(Extracted records)
** Start **

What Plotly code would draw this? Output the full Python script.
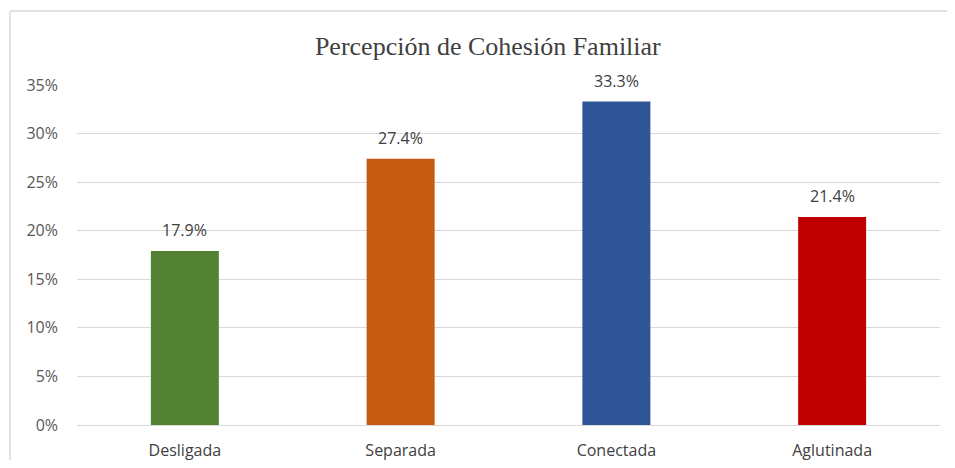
import plotly.graph_objects as go

categories = ["Desligada", "Separada", "Conectada", "Aglutinada"]
values = [17.9, 27.4, 33.3, 21.4]
colors = ["#548235", "#C55A11", "#2F5597", "#C00000"]
tick_vals = [0, 5, 10, 15, 20, 25, 30, 35]
tick_text = ["0%", "5%", "10%", "15%", "20%", "25%", "30%", "35%"]
title = "Percepción de Cohesión Familiar"

FONT = "Open Sans, Liberation Sans, sans-serif"

fig = go.Figure(go.Bar(
    x=categories, y=values,
    marker=dict(color=colors, line=dict(width=0)),
    width=0.315,
    hoverinfo="x+y",
))

for c, v in zip(categories, values):
    fig.add_annotation(x=c, y=v, text=f"{v:.1f}%", showarrow=False,
                       yanchor="bottom", yshift=8,
                       font=dict(family=FONT, size=16, color="#404040"))

# page body adds an 8px offset; figure is sized so the plot lands where the reference has it
W, H = 939, 452
L, T = 69, 77
PW, PH = 863, 340

fig.update_layout(
    width=W, height=H,
    margin=dict(l=L, r=W - L - PW, t=T, b=H - T - PH, autoexpand=False),
    paper_bgcolor="white", plot_bgcolor="white",
    showlegend=False,
    title=dict(text=title, x=0.511, xanchor="center", y=(H - 38) / H, yanchor="middle",
               font=dict(family="Liberation Serif, Times New Roman, serif", size=26, color="#404040")),
    xaxis=dict(showline=False, ticks="", showgrid=False, ticklabelstandoff=14,
               tickfont=dict(family=FONT, size=16, color="#404040")),
    yaxis=dict(range=[0, 35], tickvals=tick_vals, ticktext=tick_text,
               showgrid=True, gridcolor="#D9D9D9", gridwidth=1, zeroline=True,
               zerolinecolor="#D9D9D9", zerolinewidth=1, showline=False, ticks="",
               ticklabelstandoff=18,
               tickfont=dict(family=FONT, size=16, color="#595959")),
    shapes=[
        dict(type="line", xref="paper", yref="paper", x0=(2 - L) / PW, x1=(W + 10 - L) / PW,
             y0=(T + PH - 3) / PH, y1=(T + PH - 3) / PH, line=dict(color="#D9D9D9", width=1.5)),
        dict(type="line", xref="paper", yref="paper", x0=(2 - L) / PW, x1=(2 - L) / PW,
             y0=(T + PH - 3) / PH, y1=-0.3, line=dict(color="#D9D9D9", width=1.5)),
    ],
)

fig.write_html("out.html")
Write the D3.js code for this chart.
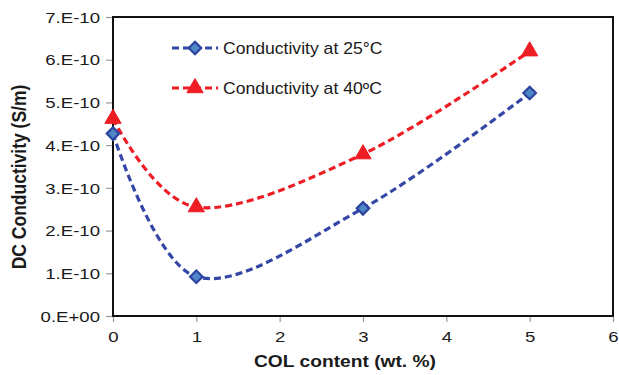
<!DOCTYPE html>
<html>
<head>
<meta charset="utf-8">
<script src="https://cdn.jsdelivr.net/npm/d3@7"></script>
<style>
  body { margin: 0; background: #fff; }
  text { font-family: Arial, 'Liberation Sans', sans-serif; fill: #1a1a1a; }
</style>
</head>
<body>
<svg id="chart" width="619" height="375"></svg>
<script>
// data
var colContent = [0, 1, 3, 5];
var cond25 = [4.27e-10, 0.92e-10, 2.52e-10, 5.22e-10];
var cond40 = [4.62e-10, 2.55e-10, 3.79e-10, 6.2e-10];
var xTicks = [0, 1, 2, 3, 4, 5, 6];
var yTicks = [0, 1e-10, 2e-10, 3e-10, 4e-10, 5e-10, 6e-10, 7e-10];
var seriesNames = ['Conductivity at 25\u00B0C', 'Conductivity at 40\u00BAC'];

var svg = d3.select('#chart');
var m = { left: 113, right: 6, top: 17, bottom: 59 };
var W = 619, H = 375;
var stretch = 1.24; // the source picture is a little wider than tall

var scX = d3.scaleLinear().domain([0, 6]).range([m.left, W - m.right]);
var scY = d3.scaleLinear().domain([0, 7e-10]).range([H - m.bottom, m.top]);

function sciFmt(v) {
  if (v === 0) return '0.E+00';
  var e = Math.floor(Math.log10(v) + 1e-9);
  var mant = Math.round(v / Math.pow(10, e));
  return mant + '.E' + (e < 0 ? '-' : '+') + String(Math.abs(e)).padStart(2, '0');
}

// axes
var yAxis = svg.append('g')
  .attr('transform', 'translate(' + m.left + ',0)')
  .call(d3.axisLeft(scY).tickValues(yTicks).tickFormat(sciFmt).tickSize(7));
var xAxis = svg.append('g')
  .attr('transform', 'translate(0,' + (H - m.bottom) + ')')
  .call(d3.axisBottom(scX).tickValues(xTicks).tickFormat(d3.format('d')).tickSize(6).tickPadding(9));

[yAxis, xAxis].forEach(function (a) {
  a.select('.domain').remove();
  a.selectAll('line').attr('stroke', '#999').attr('stroke-width', 1.2);
  a.selectAll('text')
    .attr('font-size', 15)
    .attr('fill', '#1a1a1a')
    .attr('font-family', 'Arial, Liberation Sans, sans-serif')
    .attr('transform', 'scale(' + stretch + ',1)');
});
yAxis.selectAll('text').attr('x', -13 / stretch).attr('dy', '0.35em');

// plot frame
svg.append('rect')
  .attr('x', m.left)
  .attr('y', m.top)
  .attr('width', W - m.right - m.left)
  .attr('height', H - m.bottom - m.top)
  .attr('fill', 'none')
  .attr('stroke', '#111')
  .attr('stroke-width', 2);

// axis titles
svg.append('text')
  .attr('transform', 'translate(345,367) scale(1.13,1)')
  .attr('text-anchor', 'middle')
  .attr('font-size', 17)
  .attr('font-weight', 'bold')
  .text('COL content (wt. %)');

svg.append('text')
  .attr('transform', 'translate(26,177) scale(1.15,1) rotate(-90)')
  .attr('text-anchor', 'middle')
  .attr('font-size', 17.5)
  .attr('font-weight', 'bold')
  .text('DC Conductivity (S/m)');

var blue = '#3446a6', red = '#ee1d24';
var lnMkr = d3.line()
  .x(function (d) { return scX(d[0]); })
  .y(function (d) { return scY(d[1]); })
  .curve(d3.curveCardinal.tension(0));

var diamond = d3.symbol().type(d3.symbolDiamond2 || d3.symbolSquare).size(d3.symbolDiamond2 ? 100 : 50);
var diaRot = d3.symbolDiamond2 ? '' : ' rotate(45)';
var tri = d3.symbol().type(d3.symbolTriangle).size(115);

function marker(sel, kind, color) {
  sel.attr('d', kind === 'd' ? diamond : tri)
    .attr('fill', kind === 'd' ? '#4f86c6' : color)
    .attr('stroke', kind === 'd' ? '#2c44a0' : color)
    .attr('stroke-width', kind === 'd' ? 2.2 : 1)
    .attr('stroke-linejoin', 'miter');
}

function drawSeries(vals, color, kind) {
  var pts = colContent.map(function (x, i) { return [x, vals[i]]; });
  var g = svg.append('g');
  g.append('path')
    .attr('d', lnMkr(pts))
    .attr('fill', 'none')
    .attr('stroke', color)
    .attr('stroke-width', 3.2)
    .attr('stroke-dasharray', '7,4');
  g.selectAll('path.mk')
    .data(pts)
    .enter()
    .append('path')
    .attr('class', 'mk')
    .call(marker, kind, color)
    .attr('transform', function (d) {
      return 'translate(' + scX(d[0]) + ',' + scY(d[1]) + ')' + (kind === 'd' ? diaRot : '');
    });
}
drawSeries(cond40, red, 't');
drawSeries(cond25, blue, 'd');

// legend
var legend = [
  { name: seriesNames[0], color: blue, kind: 'd', y: 48 },
  { name: seriesNames[1], color: red, kind: 't', y: 88 }
];
legend.forEach(function (l) {
  var g = svg.append('g').attr('transform', 'translate(172,' + l.y + ')');
  g.append('line')
    .attr('x1', 0).attr('x2', 46).attr('y1', 0).attr('y2', 0)
    .attr('stroke', l.color)
    .attr('stroke-width', 3.2)
    .attr('stroke-dasharray', '7,4');
  g.append('path')
    .call(marker, l.kind, l.color)
    .attr('transform', 'translate(23,0)' + (l.kind === 'd' ? diaRot : ''));
  g.append('text')
    .attr('transform', 'translate(51,0) scale(1.1,1)')
    .attr('dy', '0.36em')
    .attr('font-size', 16)
    .text(l.name);
});
</script>
</body>
</html>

** End **

(WRITTEN TASK)
Only the lines from the one with "Write the D3.js code for this chart." through the one with "var scY = d3.scaleLinear().domain([0, 7e-10]).range([H", both included, go in the copy, exactly as written. Leave the pictures behind.

(PROBLEM SOLUTION)
Write the D3.js code for this chart.
<!DOCTYPE html>
<html>
<head>
<meta charset="utf-8">
<script src="https://cdn.jsdelivr.net/npm/d3@7"></script>
<style>
  body { margin: 0; background: #fff; }
  text { font-family: Arial, 'Liberation Sans', sans-serif; fill: #1a1a1a; }
</style>
</head>
<body>
<svg id="chart" width="619" height="375"></svg>
<script>
// data
var colContent = [0, 1, 3, 5];
var cond25 = [4.27e-10, 0.92e-10, 2.52e-10, 5.22e-10];
var cond40 = [4.62e-10, 2.55e-10, 3.79e-10, 6.2e-10];
var xTicks = [0, 1, 2, 3, 4, 5, 6];
var yTicks = [0, 1e-10, 2e-10, 3e-10, 4e-10, 5e-10, 6e-10, 7e-10];
var seriesNames = ['Conductivity at 25\u00B0C', 'Conductivity at 40\u00BAC'];

var svg = d3.select('#chart');
var m = { left: 113, right: 6, top: 17, bottom: 59 };
var W = 619, H = 375;
var stretch = 1.24; // the source picture is a little wider than tall

var scX = d3.scaleLinear().domain([0, 6]).range([m.left, W - m.right]);
var scY = d3.scaleLinear().domain([0, 7e-10]).range([H - m.bottom, m.top]);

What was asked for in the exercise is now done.